>> BEGIN

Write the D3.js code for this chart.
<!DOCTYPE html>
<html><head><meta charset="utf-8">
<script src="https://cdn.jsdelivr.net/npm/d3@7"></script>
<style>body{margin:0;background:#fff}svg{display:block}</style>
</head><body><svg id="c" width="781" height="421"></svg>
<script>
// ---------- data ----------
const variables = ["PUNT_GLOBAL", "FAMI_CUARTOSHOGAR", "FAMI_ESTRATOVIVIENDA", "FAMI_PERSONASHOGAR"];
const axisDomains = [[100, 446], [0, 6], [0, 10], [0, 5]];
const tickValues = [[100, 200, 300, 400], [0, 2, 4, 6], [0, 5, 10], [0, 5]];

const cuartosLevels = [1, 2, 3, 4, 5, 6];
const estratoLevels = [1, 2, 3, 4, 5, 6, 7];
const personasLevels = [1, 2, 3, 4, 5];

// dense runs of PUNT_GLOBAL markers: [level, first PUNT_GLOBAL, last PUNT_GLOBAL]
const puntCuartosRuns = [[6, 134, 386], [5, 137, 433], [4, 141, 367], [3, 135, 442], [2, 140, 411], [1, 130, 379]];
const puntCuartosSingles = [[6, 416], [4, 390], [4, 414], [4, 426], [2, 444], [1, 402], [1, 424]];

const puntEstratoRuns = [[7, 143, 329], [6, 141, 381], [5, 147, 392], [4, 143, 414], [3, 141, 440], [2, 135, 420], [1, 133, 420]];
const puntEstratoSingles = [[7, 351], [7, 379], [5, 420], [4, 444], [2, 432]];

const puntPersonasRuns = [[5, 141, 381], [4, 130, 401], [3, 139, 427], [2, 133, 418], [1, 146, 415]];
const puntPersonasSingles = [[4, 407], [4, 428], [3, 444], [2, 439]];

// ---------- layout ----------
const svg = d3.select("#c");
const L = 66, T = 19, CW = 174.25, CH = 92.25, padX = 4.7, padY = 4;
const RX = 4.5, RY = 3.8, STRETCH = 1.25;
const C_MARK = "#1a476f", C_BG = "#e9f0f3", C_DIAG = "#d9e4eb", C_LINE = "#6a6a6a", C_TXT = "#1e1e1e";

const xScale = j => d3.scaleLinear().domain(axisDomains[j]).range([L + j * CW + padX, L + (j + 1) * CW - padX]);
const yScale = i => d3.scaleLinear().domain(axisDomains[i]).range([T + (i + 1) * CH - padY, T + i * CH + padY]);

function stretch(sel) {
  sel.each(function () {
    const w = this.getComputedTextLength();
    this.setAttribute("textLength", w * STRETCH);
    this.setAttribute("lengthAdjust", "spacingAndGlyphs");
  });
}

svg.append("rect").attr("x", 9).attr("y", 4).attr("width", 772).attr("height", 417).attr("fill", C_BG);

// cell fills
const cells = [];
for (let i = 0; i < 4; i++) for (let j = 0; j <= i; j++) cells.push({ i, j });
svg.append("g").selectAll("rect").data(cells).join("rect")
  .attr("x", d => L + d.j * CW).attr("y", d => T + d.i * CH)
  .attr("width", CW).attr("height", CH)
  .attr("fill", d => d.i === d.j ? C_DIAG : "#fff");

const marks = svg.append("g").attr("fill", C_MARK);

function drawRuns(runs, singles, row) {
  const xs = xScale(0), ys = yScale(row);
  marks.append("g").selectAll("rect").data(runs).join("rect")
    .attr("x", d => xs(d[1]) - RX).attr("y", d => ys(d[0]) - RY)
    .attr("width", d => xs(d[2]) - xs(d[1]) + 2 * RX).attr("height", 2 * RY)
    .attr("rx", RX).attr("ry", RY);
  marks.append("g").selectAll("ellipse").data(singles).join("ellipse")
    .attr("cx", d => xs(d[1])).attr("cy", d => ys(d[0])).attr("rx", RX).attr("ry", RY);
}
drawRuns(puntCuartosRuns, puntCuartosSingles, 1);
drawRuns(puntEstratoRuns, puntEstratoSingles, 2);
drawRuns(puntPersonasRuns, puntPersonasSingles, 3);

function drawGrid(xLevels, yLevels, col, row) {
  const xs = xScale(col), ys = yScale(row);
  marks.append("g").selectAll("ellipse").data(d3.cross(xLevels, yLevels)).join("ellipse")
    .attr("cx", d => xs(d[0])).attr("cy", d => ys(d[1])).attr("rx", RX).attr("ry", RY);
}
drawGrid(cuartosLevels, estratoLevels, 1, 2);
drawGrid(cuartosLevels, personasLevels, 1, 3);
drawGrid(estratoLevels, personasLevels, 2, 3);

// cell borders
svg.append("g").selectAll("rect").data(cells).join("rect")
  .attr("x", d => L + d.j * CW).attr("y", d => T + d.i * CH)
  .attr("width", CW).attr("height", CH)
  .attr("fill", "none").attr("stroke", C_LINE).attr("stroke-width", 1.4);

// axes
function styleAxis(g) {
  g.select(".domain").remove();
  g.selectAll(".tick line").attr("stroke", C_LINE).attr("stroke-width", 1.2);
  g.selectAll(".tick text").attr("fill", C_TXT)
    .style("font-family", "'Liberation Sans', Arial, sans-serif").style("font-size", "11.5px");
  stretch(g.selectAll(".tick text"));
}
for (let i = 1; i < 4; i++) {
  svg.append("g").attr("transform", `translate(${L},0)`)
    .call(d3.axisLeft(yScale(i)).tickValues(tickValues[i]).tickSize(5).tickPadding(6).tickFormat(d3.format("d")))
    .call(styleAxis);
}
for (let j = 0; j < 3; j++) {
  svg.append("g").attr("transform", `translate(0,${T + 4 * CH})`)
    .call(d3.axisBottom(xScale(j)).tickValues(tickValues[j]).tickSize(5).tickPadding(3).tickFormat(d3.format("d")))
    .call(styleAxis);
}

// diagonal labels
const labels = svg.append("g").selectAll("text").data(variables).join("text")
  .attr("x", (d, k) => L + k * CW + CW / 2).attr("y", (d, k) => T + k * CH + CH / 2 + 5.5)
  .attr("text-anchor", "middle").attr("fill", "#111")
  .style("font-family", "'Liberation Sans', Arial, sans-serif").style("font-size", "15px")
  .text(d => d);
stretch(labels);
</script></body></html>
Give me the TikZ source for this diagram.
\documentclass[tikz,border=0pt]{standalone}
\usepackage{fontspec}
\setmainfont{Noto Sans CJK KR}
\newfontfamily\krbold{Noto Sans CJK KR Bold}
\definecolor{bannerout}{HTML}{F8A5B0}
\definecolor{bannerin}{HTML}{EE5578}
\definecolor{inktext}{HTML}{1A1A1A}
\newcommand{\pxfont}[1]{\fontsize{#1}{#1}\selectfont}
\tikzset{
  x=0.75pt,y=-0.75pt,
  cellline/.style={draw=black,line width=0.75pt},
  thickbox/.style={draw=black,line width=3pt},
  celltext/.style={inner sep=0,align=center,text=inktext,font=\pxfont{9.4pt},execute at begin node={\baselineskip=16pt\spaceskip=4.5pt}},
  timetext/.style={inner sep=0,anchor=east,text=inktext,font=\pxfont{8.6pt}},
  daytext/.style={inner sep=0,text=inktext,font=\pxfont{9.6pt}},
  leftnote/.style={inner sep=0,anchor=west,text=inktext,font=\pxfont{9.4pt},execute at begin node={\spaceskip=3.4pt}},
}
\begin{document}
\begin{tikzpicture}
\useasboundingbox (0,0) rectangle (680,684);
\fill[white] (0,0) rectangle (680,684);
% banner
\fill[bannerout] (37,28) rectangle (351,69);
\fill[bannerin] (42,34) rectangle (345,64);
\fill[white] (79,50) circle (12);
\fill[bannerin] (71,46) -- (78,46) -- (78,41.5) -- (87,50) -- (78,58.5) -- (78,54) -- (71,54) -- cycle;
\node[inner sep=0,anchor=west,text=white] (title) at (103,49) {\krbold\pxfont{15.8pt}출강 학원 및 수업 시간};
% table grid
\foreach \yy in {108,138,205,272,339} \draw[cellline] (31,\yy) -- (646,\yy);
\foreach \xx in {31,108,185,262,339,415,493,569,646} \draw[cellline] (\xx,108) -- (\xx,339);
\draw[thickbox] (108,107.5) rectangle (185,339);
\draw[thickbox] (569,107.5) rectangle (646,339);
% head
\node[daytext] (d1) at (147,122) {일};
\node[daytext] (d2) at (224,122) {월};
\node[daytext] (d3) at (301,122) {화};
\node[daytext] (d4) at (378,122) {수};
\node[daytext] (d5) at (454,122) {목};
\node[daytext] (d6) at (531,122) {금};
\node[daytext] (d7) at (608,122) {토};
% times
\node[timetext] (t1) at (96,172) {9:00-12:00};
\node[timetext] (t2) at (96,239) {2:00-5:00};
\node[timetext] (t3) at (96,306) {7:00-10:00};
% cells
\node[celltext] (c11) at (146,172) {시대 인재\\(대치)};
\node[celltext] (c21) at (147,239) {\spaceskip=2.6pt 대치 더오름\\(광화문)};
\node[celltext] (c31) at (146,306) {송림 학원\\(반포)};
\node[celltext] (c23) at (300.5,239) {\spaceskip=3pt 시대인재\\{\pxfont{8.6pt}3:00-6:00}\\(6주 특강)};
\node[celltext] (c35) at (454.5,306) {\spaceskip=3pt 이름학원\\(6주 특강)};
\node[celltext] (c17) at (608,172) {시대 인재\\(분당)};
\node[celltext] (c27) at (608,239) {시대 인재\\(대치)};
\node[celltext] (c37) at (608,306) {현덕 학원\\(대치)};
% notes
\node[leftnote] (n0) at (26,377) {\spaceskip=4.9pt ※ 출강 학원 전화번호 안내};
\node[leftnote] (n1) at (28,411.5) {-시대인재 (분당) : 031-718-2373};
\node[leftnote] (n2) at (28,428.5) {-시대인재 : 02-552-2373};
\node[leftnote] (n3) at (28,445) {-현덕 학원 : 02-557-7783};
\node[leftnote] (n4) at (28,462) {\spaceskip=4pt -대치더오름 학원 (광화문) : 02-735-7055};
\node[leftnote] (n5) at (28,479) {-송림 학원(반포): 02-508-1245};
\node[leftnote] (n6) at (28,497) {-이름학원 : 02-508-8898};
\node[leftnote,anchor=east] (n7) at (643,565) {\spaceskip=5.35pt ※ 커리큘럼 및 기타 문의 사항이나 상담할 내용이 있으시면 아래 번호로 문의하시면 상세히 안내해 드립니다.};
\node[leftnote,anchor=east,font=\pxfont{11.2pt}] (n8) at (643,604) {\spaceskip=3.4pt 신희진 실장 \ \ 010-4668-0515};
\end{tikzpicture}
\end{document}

>> END

**Requirements**
Please print the material above exactly as it appears, from its first line through the line containing "const personasLevels = [1, 2, 3, 4, 5];", inclusive, and stop there.

**Correct result**
Write the D3.js code for this chart.
<!DOCTYPE html>
<html><head><meta charset="utf-8">
<script src="https://cdn.jsdelivr.net/npm/d3@7"></script>
<style>body{margin:0;background:#fff}svg{display:block}</style>
</head><body><svg id="c" width="781" height="421"></svg>
<script>
// ---------- data ----------
const variables = ["PUNT_GLOBAL", "FAMI_CUARTOSHOGAR", "FAMI_ESTRATOVIVIENDA", "FAMI_PERSONASHOGAR"];
const axisDomains = [[100, 446], [0, 6], [0, 10], [0, 5]];
const tickValues = [[100, 200, 300, 400], [0, 2, 4, 6], [0, 5, 10], [0, 5]];

const cuartosLevels = [1, 2, 3, 4, 5, 6];
const estratoLevels = [1, 2, 3, 4, 5, 6, 7];
const personasLevels = [1, 2, 3, 4, 5];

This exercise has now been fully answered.